Kristal was reportedly born in 1903 in the town of Zarnow in Poland to a religious Jewish family – a year in which Stalin joined the Bolsheviks in Tsarist Russia, Ford produced its first ever car and King Edward VII was made British Emperor of India.
He moved to Lodz, Poland, to work in his family's sweets business when he was 17-years-old, a job that was interrupted when the city was made into a ghetto by the Nazis during the Second World War. After losing his two sons, he was sent to the Auschwitz concentration camp in 1944 aged 40, where he managed to survive but lost his wife.
In 1950, he moved to Haifa in the newly established state of Israel with his second wife and their son, where he continued making confectionery.
After being crowned world's oldest man, Japan's Koide credited his longevity to abstinence from alcohol and cigarettes. But in a 2012 interview for Haaretz, Kristal gave no such advice, instead saying: "It's no great bargain. Everyone has their own good fortune. It's from heaven.
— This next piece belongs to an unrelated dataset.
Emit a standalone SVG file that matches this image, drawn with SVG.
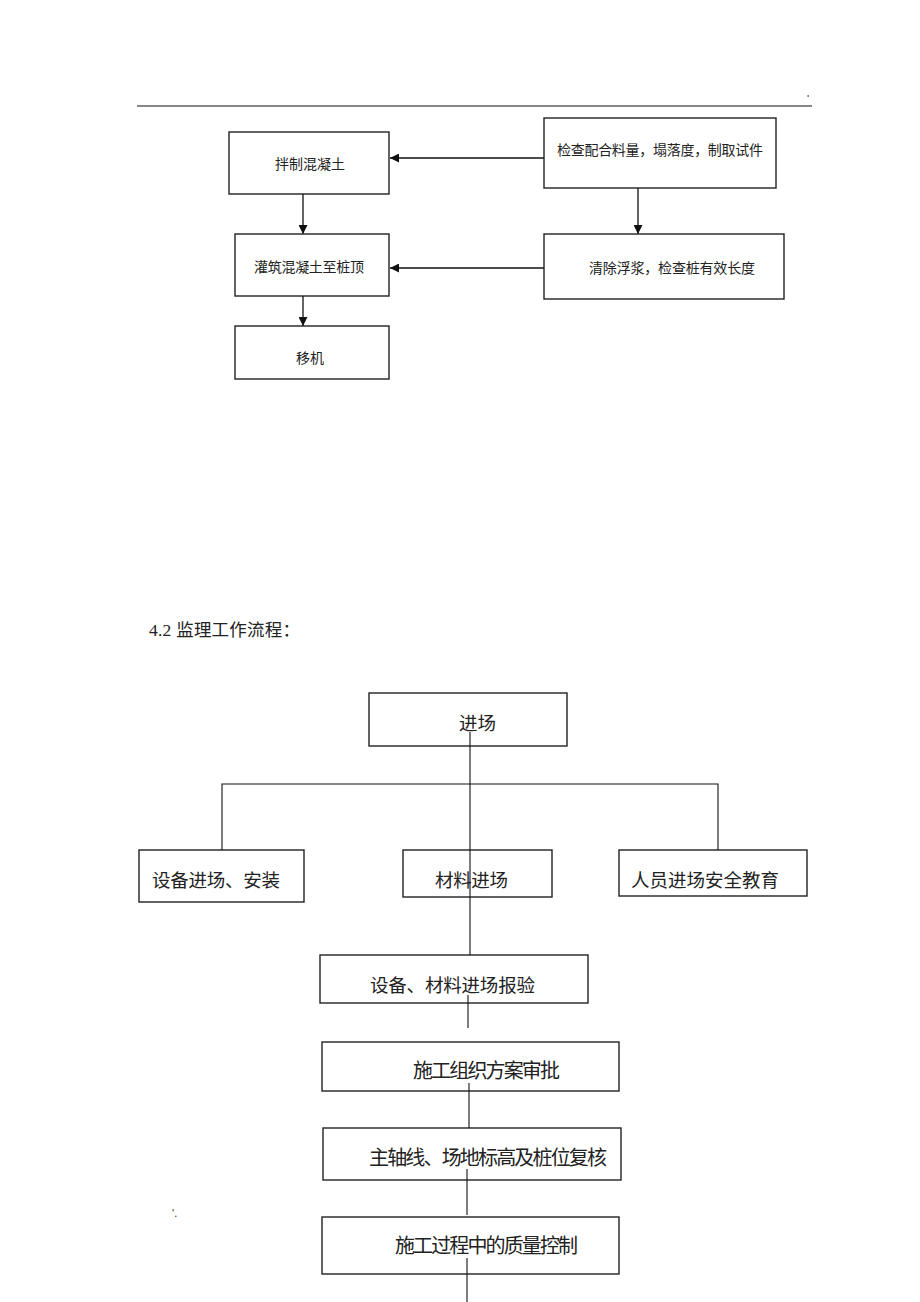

There are no secrets."
His daughter, Shula Kuperstoch, told The Jerusalem Post her father has kept his faith throughout his life, adding: "The Holocaust did not affect his beliefs. My father is someone who is always happy. He is optimistic, wise, and he values what he has.
"His attitude to life is everything in moderation. He eats and sleeps moderately, and says that a person should always be in control of their own life and not have their life control them, as far as this is possible."
He remained religious throughout his life, puts on tefillin and prays every day, reciting the prayers off by heart as his eyesight is poor.
"He believes he was saved because that's what God wanted. He is not an angry person, he is not someone who seeks to an accounting, he believes everything has a reason in the world," Kuperstoch added .
The current oldest living person is an American woman, 116-year-old Susannah Mushatt Jones of Brooklyn, New York. The oldest person ever recognized by Guinness was France's Jeanne Calment, who died in 1997 at the age of 122 years and 164 days.